Sunday, September 9, 2012

To Steen's Mountain - Day 1



8:06 PM, Lake Chickahominy, Oregon, September 4

How remarkable it is to sit in dry, brown central Oregon and watch the sun set ruby red over a lake.  As the red fades to a soft orange, the coyotes start their evening song, only to be interrupted by flight after flight of Canada geese seeking a resting place for the night.  It's so quiet here that you can hear the sound of the heavy goose bodies hitting the water, creating almost a roar of waves.

Birds are a vocal lot.  Tonight, sandpipers warble to one another, geese keep up their constant conversation, but the ducks have gone strangely quiet. Maybe, like me, their attention is drawn to stars and planets as they emerge from overhead gray, the Big Dipper coming visible.
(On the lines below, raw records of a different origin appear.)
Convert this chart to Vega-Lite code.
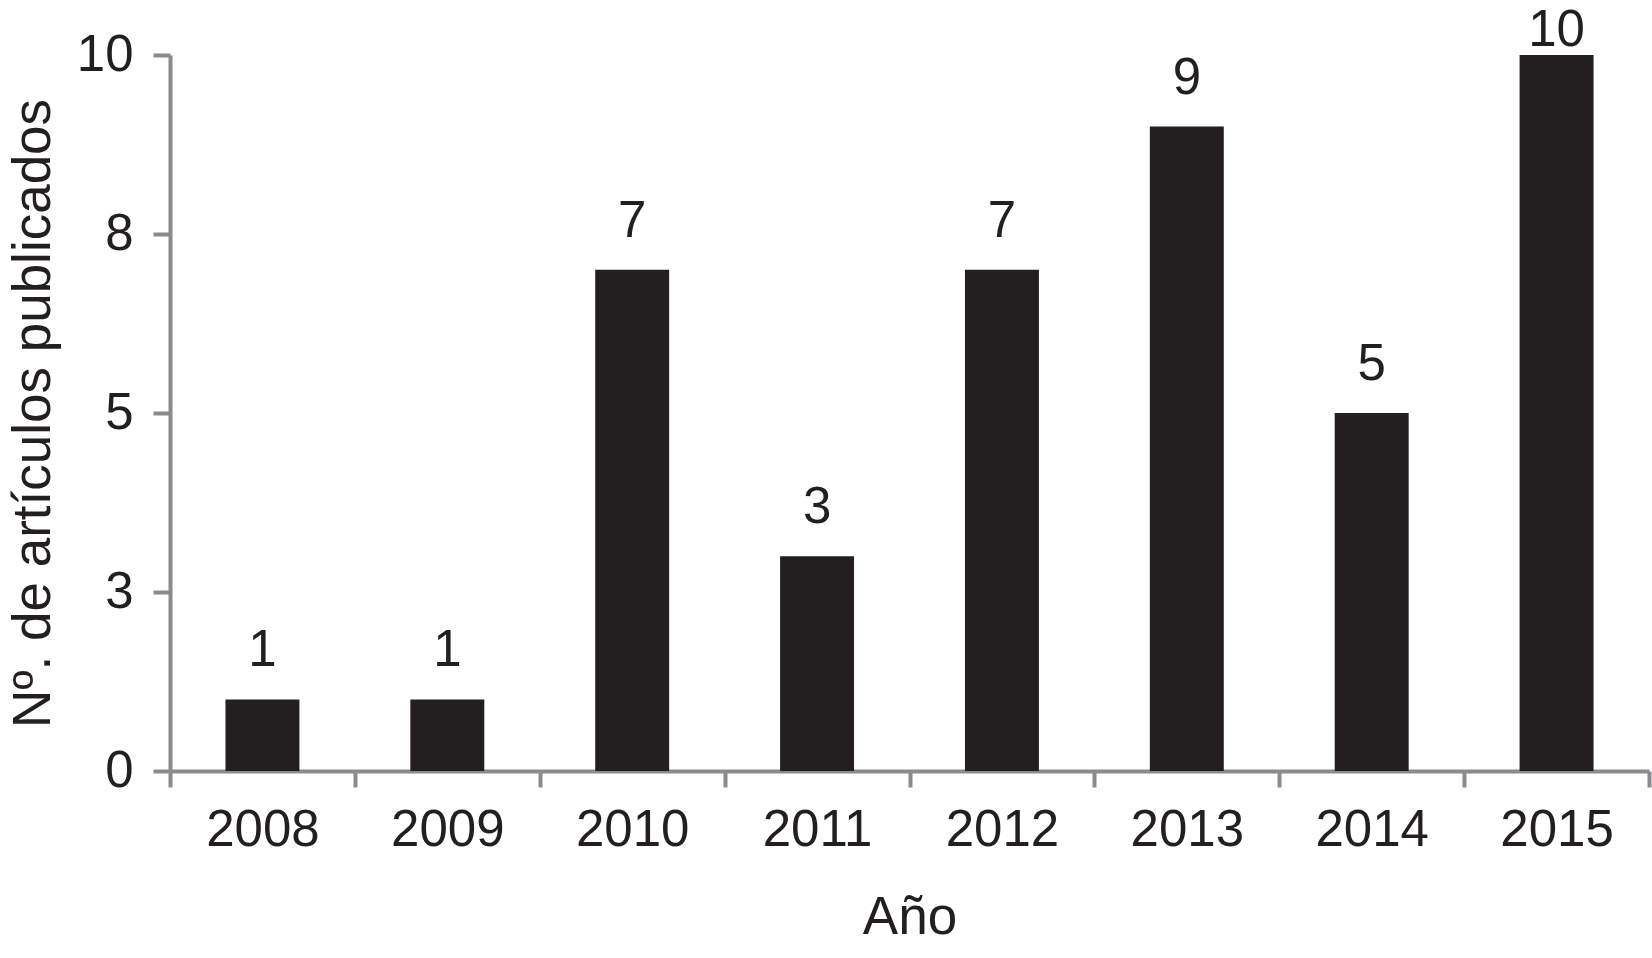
{
  "$schema": "https://vega.github.io/schema/vega-lite/v6.json",
  "width": 1479,
  "height": 716,
  "autosize": "none",
  "padding": {"left": 170, "top": 55, "right": 3, "bottom": 187},
  "background": "white",
  "config": {
    "view": {"stroke": null},
    "font": "Liberation Sans",
    "axis": {
      "grid": false,
      "domainColor": "#8a8b8d",
      "domainWidth": 4,
      "tickColor": "#8a8b8d",
      "tickWidth": 4,
      "labelColor": "#231f20",
      "labelFontSize": 51,
      "titleColor": "#231f20",
      "titleFontSize": 53,
      "titleFontWeight": "normal"
    }
  },
  "data": {
    "values": [
      {"year": "2008", "n": 1},
      {"year": "2009", "n": 1},
      {"year": "2010", "n": 7},
      {"year": "2011", "n": 3},
      {"year": "2012", "n": 7},
      {"year": "2013", "n": 9},
      {"year": "2014", "n": 5},
      {"year": "2015", "n": 10}
    ]
  },
  "layer": [
    {
      "mark": {"type": "bar", "color": "#231f20", "width": {"band": 0.4}},
      "encoding": {
        "x": {
          "field": "year",
          "type": "ordinal",
          "scale": {"paddingInner": 0, "paddingOuter": 0},
          "axis": {
            "title": "Año",
            "labelAngle": 0,
            "tickBand": "extent",
            "tickSize": 16,
            "labelPadding": 18,
            "titlePadding": 36
          }
        },
        "y": {
          "field": "n",
          "type": "quantitative",
          "scale": {"domain": [0, 10], "nice": false},
          "axis": {
            "title": "Nº. de artículos publicados",
            "values": [0, 2.5, 5, 7.5, 10],
            "format": ".0f",
            "tickSize": 17,
            "labelPadding": 20,
            "titlePadding": 16
          }
        }
      }
    },
    {
      "transform": [{"filter": "datum.n < 10"}],
      "mark": {"type": "text", "baseline": "alphabetic", "dy": -33, "fontSize": 51, "color": "#231f20"},
      "encoding": {
        "x": {"field": "year", "type": "ordinal"},
        "y": {"field": "n", "type": "quantitative"},
        "text": {"field": "n", "type": "quantitative"}
      }
    },
    {
      "transform": [{"filter": "datum.n >= 10"}],
      "mark": {"type": "text", "baseline": "alphabetic", "dy": -9, "fontSize": 51, "color": "#231f20"},
      "encoding": {
        "x": {"field": "year", "type": "ordinal"},
        "y": {"field": "n", "type": "quantitative"},
        "text": {"field": "n", "type": "quantitative"}
      }
    }
  ]
}
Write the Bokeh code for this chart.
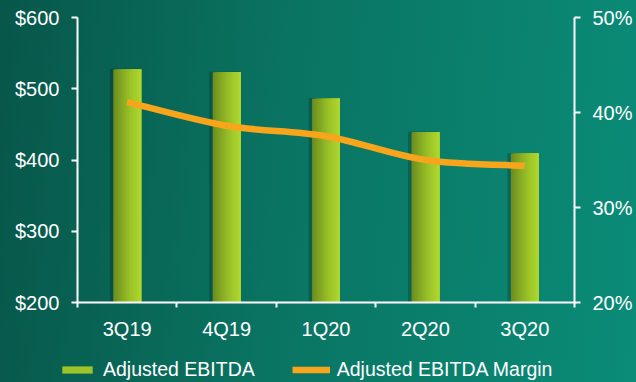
import numpy as np
from bokeh.plotting import figure
from bokeh.models import (Range1d, LinearAxis, FixedTicker, PrintfTickFormatter,
                          CustomJSTickFormatter, ColumnDataSource, Legend, LegendItem)
from bokeh.embed import file_html
from bokeh.resources import INLINE

# ---- data ----
quarters = ["3Q19", "4Q19", "1Q20", "2Q20", "3Q20"]
ebitda = [527, 523, 486, 439, 409]          # $ millions
margin_pct = [41.1, 38.6, 37.5, 35.0, 34.4]  # %
usd_ticks = [200, 300, 400, 500, 600]
pct_ticks = [20, 30, 40, 50]

FONT = "Liberation Sans"
WHITE = "#ffffff"
ORANGE = "#f9a51b"

# ---- layout: the frame covers the whole canvas, axes are pinned inside it ----
W, H = 636, 382
plot_l, plot_r, plot_t, plot_b = 77, 574, 17, 302   # pixel box of the axes area
ncat = len(quarters)
px_x = (plot_r - plot_l) / ncat
x_start = -plot_l / px_x
x_end = ncat + (W - plot_r) / px_x
usd_per_px = (usd_ticks[-1] - usd_ticks[0]) / (plot_b - plot_t)
y_start = usd_ticks[0] - (H - plot_b) * usd_per_px
y_end = usd_ticks[-1] + plot_t * usd_per_px
pct_per_px = (pct_ticks[-1] - pct_ticks[0]) / (plot_b - plot_t)
p_start = pct_ticks[0] - (H - plot_b) * pct_per_px
p_end = pct_ticks[-1] + plot_t * pct_per_px

p = figure(width=W, height=H, x_range=Range1d(x_start, x_end),
           y_range=Range1d(y_start, y_end),
           output_backend="svg", toolbar_location=None, min_border=0)
p.extra_y_ranges = {"pct": Range1d(p_start, p_end)}
p.background_fill_alpha = 0
p.border_fill_alpha = 0
p.outline_line_color = None
p.grid.visible = False
p.styles = {"background": "linear-gradient(95deg, #07574a 0%, #0a7462 45%, #0a8c78 100%)"}

# ---- bars drawn as overlapping gradient strips ----
centers = np.arange(ncat) + 0.5
bw = 0.28
nstrip = 16
c_left = np.array([0x6c, 0x8c, 0x1e])
c_mid = np.array([0x9a, 0xc2, 0x28])
c_right = np.array([0xb0, 0xd8, 0x2e])
sx, sw, stop, scol = [], [], [], []
for c, v in zip(centers, ebitda):
    right = c + bw / 2
    for k in range(nstrip):
        t = (k + 0.5) / nstrip
        if t < 0.6:
            col = c_left + (c_mid - c_left) * (t / 0.6)
        else:
            col = c_mid + (c_right - c_mid) * ((t - 0.6) / 0.4)
        left = c - bw / 2 + k * bw / nstrip
        sx.append((left + right) / 2)
        sw.append(right - left)
        stop.append(v)
        scol.append("#%02x%02x%02x" % tuple(int(round(x)) for x in col))

# shadow
p.vbar(x=centers - 0.02, top=[v + 1 for v in ebitda], bottom=usd_ticks[0], width=bw + 0.03,
       fill_color="black", fill_alpha=0.2, line_color=None)
strip_src = ColumnDataSource(dict(x=sx, w=sw, top=stop, color=scol))
bars = p.vbar(x="x", top="top", bottom=usd_ticks[0], width="w", source=strip_src,
              fill_color="color", line_color=None)

# ---- smooth margin line (Catmull-Rom bezier through data points) ----
pts = list(zip(centers, margin_pct))
x0, y0, x1, y1, cx0, cy0, cx1, cy1 = [], [], [], [], [], [], [], []
n = len(pts)
for i in range(n - 1):
    P0 = pts[max(i - 1, 0)]
    P1 = pts[i]
    P2 = pts[i + 1]
    P3 = pts[min(i + 2, n - 1)]
    x0.append(P1[0]); y0.append(P1[1])
    x1.append(P2[0]); y1.append(P2[1])
    cx0.append(P1[0] + (P2[0] - P0[0]) / 6); cy0.append(P1[1] + (P2[1] - P0[1]) / 6)
    cx1.append(P2[0] - (P3[0] - P1[0]) / 6); cy1.append(P2[1] - (P3[1] - P1[1]) / 6)
line = p.bezier(x0=x0, y0=y0, x1=x1, y1=y1, cx0=cx0, cy0=cy0, cx1=cx1, cy1=cy1,
                line_color=ORANGE, line_width=6.5, line_cap="butt", y_range_name="pct")

# ---- axes ----
def style_axis(ax):
    ax.axis_line_color = WHITE
    ax.axis_line_width = 2
    ax.major_tick_line_color = WHITE
    ax.major_tick_line_width = 2
    ax.minor_tick_line_color = WHITE
    ax.minor_tick_line_width = 2
    ax.major_label_text_color = WHITE
    ax.major_label_text_font = FONT
    ax.major_label_text_font_size = "20px"

xa = p.xaxis[0]
xa.ticker = FixedTicker(ticks=list(centers), minor_ticks=list(range(ncat + 1)))
xa.formatter = CustomJSTickFormatter(args=dict(labels=quarters),
                                     code="return labels[Math.floor(tick)] || '';")
style_axis(xa)
xa.fixed_location = usd_ticks[0]
xa.bounds = (0, ncat)
xa.major_tick_out = 0
xa.major_tick_in = 0
xa.minor_tick_out = 5
xa.minor_tick_in = 0
xa.major_label_standoff = 10

ya = p.yaxis[0]
ya.ticker = FixedTicker(ticks=usd_ticks)
ya.formatter = PrintfTickFormatter(format="$%d")
style_axis(ya)
ya.fixed_location = 0
ya.bounds = (usd_ticks[0], usd_ticks[-1])
ya.major_tick_out = 6
ya.major_tick_in = 0
ya.minor_tick_out = 0
ya.major_label_standoff = 12

yr = LinearAxis(y_range_name="pct", ticker=FixedTicker(ticks=pct_ticks),
                formatter=PrintfTickFormatter(format="%d%%"))
style_axis(yr)
yr.fixed_location = ncat
yr.bounds = (pct_ticks[0], pct_ticks[-1])
yr.major_tick_out = 6
yr.major_tick_in = 0
yr.minor_tick_out = 0
yr.major_label_standoff = 12
p.add_layout(yr, "right")

# ---- legend ----
legend = Legend(items=[LegendItem(label="Adjusted EBITDA", renderers=[bars], index=10),
                       LegendItem(label="Adjusted EBITDA Margin", renderers=[line])],
                orientation="horizontal", location=(58, 1),
                background_fill_alpha=0, border_line_color=None,
                label_text_color=WHITE, label_text_font=FONT, label_text_font_size="19.5px",
                glyph_width=38, glyph_height=9, label_standoff=7, spacing=37,
                padding=0, margin=0, label_height=20)
p.add_layout(legend, "center")

open("out.html", "w").write(file_html(p, INLINE))
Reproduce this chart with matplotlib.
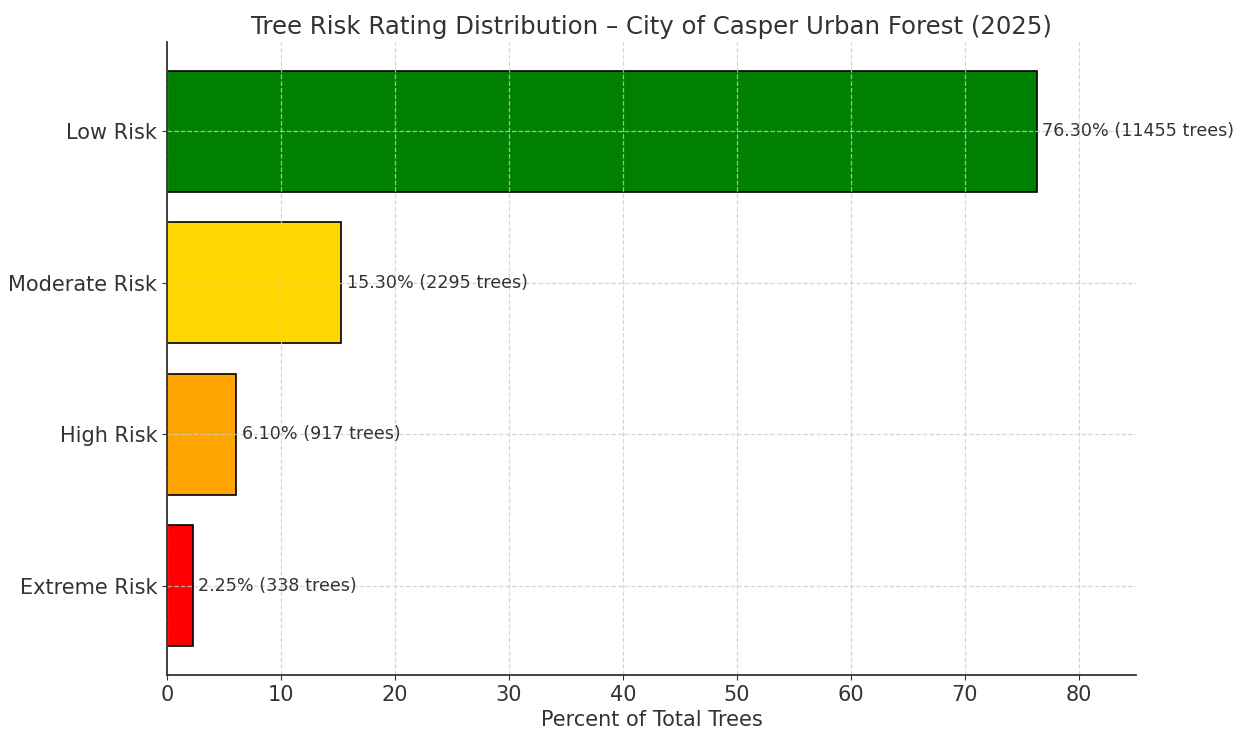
import matplotlib.pyplot as plt

# risk ratings and shares of the inventory
categories = ["Low Risk", "Moderate Risk", "High Risk", "Extreme Risk"]
percents = [76.30, 15.30, 6.10, 2.25]
tree_counts = [11455, 2295, 917, 338]
bar_colors = ["green", "gold", "orange", "red"]

plt.rcParams["text.color"] = "#333333"
plt.rcParams["axes.labelcolor"] = "#333333"
plt.rcParams["xtick.color"] = "#333333"
plt.rcParams["ytick.color"] = "#333333"

fig = plt.figure(figsize=(12.43, 7.3), dpi=100)
ax = fig.add_axes([0.1343, 0.0753, 0.7796, 0.8672])

ax.barh(categories, percents, color=bar_colors, edgecolor="black", linewidth=1.2, height=0.8)
ax.invert_yaxis()

# value labels just past the end of each bar
for i in range(len(categories)):
    ax.text(percents[i] + 0.5, i, f"{percents[i]:.2f}% ({tree_counts[i]} trees)",
            va="center", ha="left", fontsize=12.6)

ax.set_xlim(0, 85)
ax.set_xlabel("Percent of Total Trees", fontsize=15)
ax.set_title("Tree Risk Rating Distribution \u2013 City of Casper Urban Forest (2025)", fontsize=17.6)
ax.tick_params(axis="both", labelsize=15)
ax.set_axisbelow(False)
ax.grid(True, linestyle="--", color="#cccccc", linewidth=0.9, alpha=0.8)
for side in ["top", "right"]:
    ax.spines[side].set_visible(False)
for side in ["left", "bottom"]:
    ax.spines[side].set_color("#333333")
    ax.spines[side].set_linewidth(1.3)
    ax.spines[side].set_zorder(5)

fig.savefig("out.png", dpi=100)
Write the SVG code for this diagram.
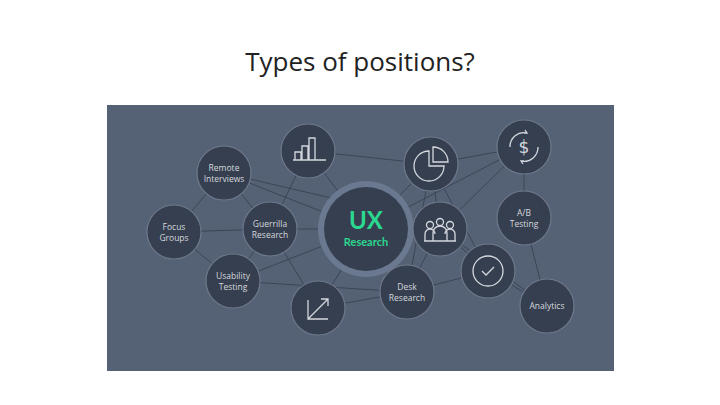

I'm on my way to Steen's Mountain, a place where I've spent little time and a place I want to get to know better.  The first night's journey has brought me to Lake Chickahominy, a reservoir which is fed, appropriately enough, by Chickahominy Creek.  If you check your map, this place is about smack in the middle of Oregon, and only 5.6 miles from Riley.  Riley, Oregon is a one-building town, home to the "Riley Store and Archery".  The store is something of an oasis in these parts, as it's another 30-some odd miles to Baker to the east, a little further to Wagontire to the south, and even further back west to Hamilton, which wouldn't do you any good as there isn't anything there any more.  If there ever was.

My little pop-up is parked in a campground on Lake Chickahominy, and it must be noted that for the very first time in my life I entered a vault toilet here that was clean and actually smelled good, sort of a minty, chewing gum kind of smell. Remarkable.

The lake must be good fishing, for whoever established this campground (only $5/night, many of the sites on the water) built a fish-cleaning station, which, it must be said, is closed, perhaps for the season.

I had forgotten how quiet in can be in central Oregon.  This campground is far enough from Highway 20 that car traffic doesn't impose much, and there is so little of it that there are long patches of only the sounds of nature.  Here, that's the breeze, the birds, and coyotes when they can get a word in edgewise.

Tomorrow, a quick stop in Burns, then south to Frenchglen.